El infierno, en lugar de ser un sitio donde se expresa la ira y la justicia de Dios, vino a ser un monumento al fracaso del dios extraño. Allí van todos aquellos que aseguran creer en el dios creado a gusto humano, un invento del pozo del abismo que sigue la vieja premisa de seréis como dioses. Sus seguidores más avezados han asegurado que lo que existe es un pequeña inconsistencia entre los que siguen sus doctrinas y los que siguen las enseñanzas del Dios soberano de la gracia. Aseguran que Dios salva en forma distinta a cada quien, pero niegan que Dios salva según lo ha revelado en las Escrituras.
La Biblia afirma que aún antes de nacer el ser humano ya Dios lo ha escogido para uno u otro destino. En base a esta premisa mayor, cada ser humano hará aquello para lo cual fue escogido. Existen los Jacob que del mundo Dios le dio al Hijo, pero también están los Esaú que de la misma forma fueron escogidos para un fin diferente. Todo esto aconteció sin miramiento a obra humana, sin que éstos hayan hecho ni bien ni mal, para que prevalezca el propósito del Elector. Ambos sujetos llevan gloria a Dios, unos con el olor de vida y otros con el olor de muerte. Entretanto los creyentes del verdadero Dios somos grato olor en Cristo, tanto en los que son para vida como en los que están constituidos para muerte.
Pero no existe ninguna pequeña inconsistencia entre los que andamos conforme al Espíritu y los que caminan conforme a la carne. Los primeros han sido declarados rectos, bajo el fundamento de la justicia de Cristo. Hemos sido declarados posicionalmente santos en Cristo, por lo cual caminamos en santidad de vida.
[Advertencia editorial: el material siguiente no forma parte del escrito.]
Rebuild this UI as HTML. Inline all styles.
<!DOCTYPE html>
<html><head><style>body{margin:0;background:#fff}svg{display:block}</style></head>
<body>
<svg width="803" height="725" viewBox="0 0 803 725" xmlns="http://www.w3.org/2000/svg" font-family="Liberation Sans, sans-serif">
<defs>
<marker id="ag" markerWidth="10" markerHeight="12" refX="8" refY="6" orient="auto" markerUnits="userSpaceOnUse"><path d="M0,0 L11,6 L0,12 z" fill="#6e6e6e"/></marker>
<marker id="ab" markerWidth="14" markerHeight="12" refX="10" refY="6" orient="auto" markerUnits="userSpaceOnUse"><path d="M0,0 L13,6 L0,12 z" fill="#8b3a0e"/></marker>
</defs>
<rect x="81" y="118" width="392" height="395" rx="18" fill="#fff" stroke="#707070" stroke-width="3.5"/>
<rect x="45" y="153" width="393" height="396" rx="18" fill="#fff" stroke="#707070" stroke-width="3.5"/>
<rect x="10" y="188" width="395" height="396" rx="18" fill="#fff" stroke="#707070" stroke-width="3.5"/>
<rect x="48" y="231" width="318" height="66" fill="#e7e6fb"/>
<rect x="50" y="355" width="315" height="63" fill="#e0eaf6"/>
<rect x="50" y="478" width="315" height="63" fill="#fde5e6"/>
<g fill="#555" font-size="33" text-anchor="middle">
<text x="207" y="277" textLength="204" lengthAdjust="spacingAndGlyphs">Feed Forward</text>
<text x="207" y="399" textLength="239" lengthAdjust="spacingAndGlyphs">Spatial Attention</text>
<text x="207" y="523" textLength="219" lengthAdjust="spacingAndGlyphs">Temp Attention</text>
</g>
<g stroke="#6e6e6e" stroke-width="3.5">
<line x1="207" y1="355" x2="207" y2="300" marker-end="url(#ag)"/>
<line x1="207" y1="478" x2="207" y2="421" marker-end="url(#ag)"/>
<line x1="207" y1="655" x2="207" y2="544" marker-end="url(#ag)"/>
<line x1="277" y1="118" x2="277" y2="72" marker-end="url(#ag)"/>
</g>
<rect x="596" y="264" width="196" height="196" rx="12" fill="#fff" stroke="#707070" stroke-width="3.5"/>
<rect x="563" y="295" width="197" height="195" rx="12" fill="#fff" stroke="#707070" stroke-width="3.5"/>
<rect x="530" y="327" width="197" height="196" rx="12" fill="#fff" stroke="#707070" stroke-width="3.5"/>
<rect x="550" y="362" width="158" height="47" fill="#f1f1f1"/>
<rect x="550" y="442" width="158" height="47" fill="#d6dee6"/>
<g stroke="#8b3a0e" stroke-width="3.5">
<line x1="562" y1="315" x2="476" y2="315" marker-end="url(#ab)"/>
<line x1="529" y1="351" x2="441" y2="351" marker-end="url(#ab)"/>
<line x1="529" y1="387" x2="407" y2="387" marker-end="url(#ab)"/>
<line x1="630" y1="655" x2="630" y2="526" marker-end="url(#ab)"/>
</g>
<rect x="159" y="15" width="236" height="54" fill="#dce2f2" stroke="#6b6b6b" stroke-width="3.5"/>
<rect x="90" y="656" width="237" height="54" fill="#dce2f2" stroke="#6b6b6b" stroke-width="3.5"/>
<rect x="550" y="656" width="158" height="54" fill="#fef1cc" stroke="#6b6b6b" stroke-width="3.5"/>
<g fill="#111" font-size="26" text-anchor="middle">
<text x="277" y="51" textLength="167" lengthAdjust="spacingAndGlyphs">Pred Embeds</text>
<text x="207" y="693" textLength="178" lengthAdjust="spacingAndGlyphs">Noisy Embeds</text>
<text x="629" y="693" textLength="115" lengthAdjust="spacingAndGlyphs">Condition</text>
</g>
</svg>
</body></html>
Por un lado nuestros pecados fueron imputados al Hijo en la cruz, pero de igual forma el Hijo nos impartió su justicia (Romanos 8:1). En tal sentido ya no estamos bajo condenación sino que caminamos en santidad.
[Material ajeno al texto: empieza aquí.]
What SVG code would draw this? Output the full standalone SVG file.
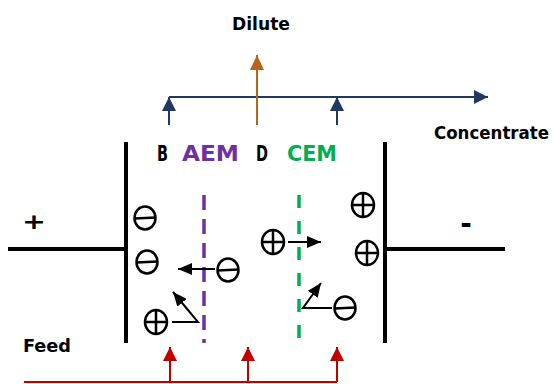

Los creyentes en el Hijo de Dios, de acuerdo a las Escrituras, hemos sido declarados rectos, por lo cual es imposible que haya un solo creyente que sea injusto ante el Padre. El creyente no camina en la carne, viviendo en pecado; pues de un lado se nos ha garantizado la salvación y por el otro llevamos el fruto de esa redención tan grande. Pero en este punto justo es prudente detenerse para observar de cerca la inversión que hacen los del otro evangelio. Ellos afirman que el fruto es la garantía de la salvación y no su consecuencia.
Los del otro evangelio sostienen que la fe y el arrepentimiento son requisitos para llegar a tomar la salvación hecha potencialmente posible para todos los seres humanos en la cruz; sin embargo, están equivocados con una gran inconsistencia. En realidad, el Cristo de la Biblia no murió por todos -como los del otro evangelio afirman- sino que murió eficazmente por su pueblo. Recordemos que él no rogó por el mundo la noche previa en el Getsemaní, como tampoco lo hace ahora a la diestra del Padre. Por esta razón, el arrepentimiento y la fe son dones que Dios da a los que ha regenerado.
Pretender decir que es asunto de perspectiva el hecho de creer en un Jesús que expió la totalidad de las faltas de su pueblo escogido, mientras otro grupo de personas cree que su Jesús hizo apenas posible la salvación en una forma potencial, pero que en realidad no salvó a nadie en particular, es un gran inconsistencia. Esto es un enfrentamiento entre el verdadero evangelio de la gracia, enseñado por Jesús, los profetas y los apóstoles, contra el evangelio de la imitación y de las obras (doctrina de los falsos maestros entrenados por el enemigo de las alarmas desde el principio de los siglos en el Edén).
El evangelio que salva es aquel que está condicionado en el Señor en la cruz, quien al representar a su pueblo recibió el castigo por todos sus pecados. El evangelio que condena es el de los falsos maestros, que muestra a su Jesús muriendo por todos pero que después deja a sus representados caminar hacia el infierno de eterna condenación. Estos son los que siguen interesándose en las cosas de la carne, en su propia expiación, en colaboración con el dios en el que dicen creer. Pero la carne tiene un fin de muerte y para nada aprovecha, por cuanto las cosas de ella están en enemistad con Dios.
Los que hemos sido escogidos por el Padre para redención eterna, hemos sido amados en virtud de su gracia. Estos somos los que el Hijo redimió en la cruz, siendo nuestro sustituto eficaz y recibiendo en su cuerpo el castigo por nuestros pecados. Solamente a este grupo le fue dado el Espíritu de Cristo, el cual mora en nosotros y nos anhela celosamente, como garantía de esa redención. El que tiene la doctrina de las Escrituras tiene al Padre y al Hijo, y para su seguridad de andar en la verdad tiene también el Espíritu Santo. Y todo esto es la gran consistencia que tenemos los que hemos pasado de muerte a vida.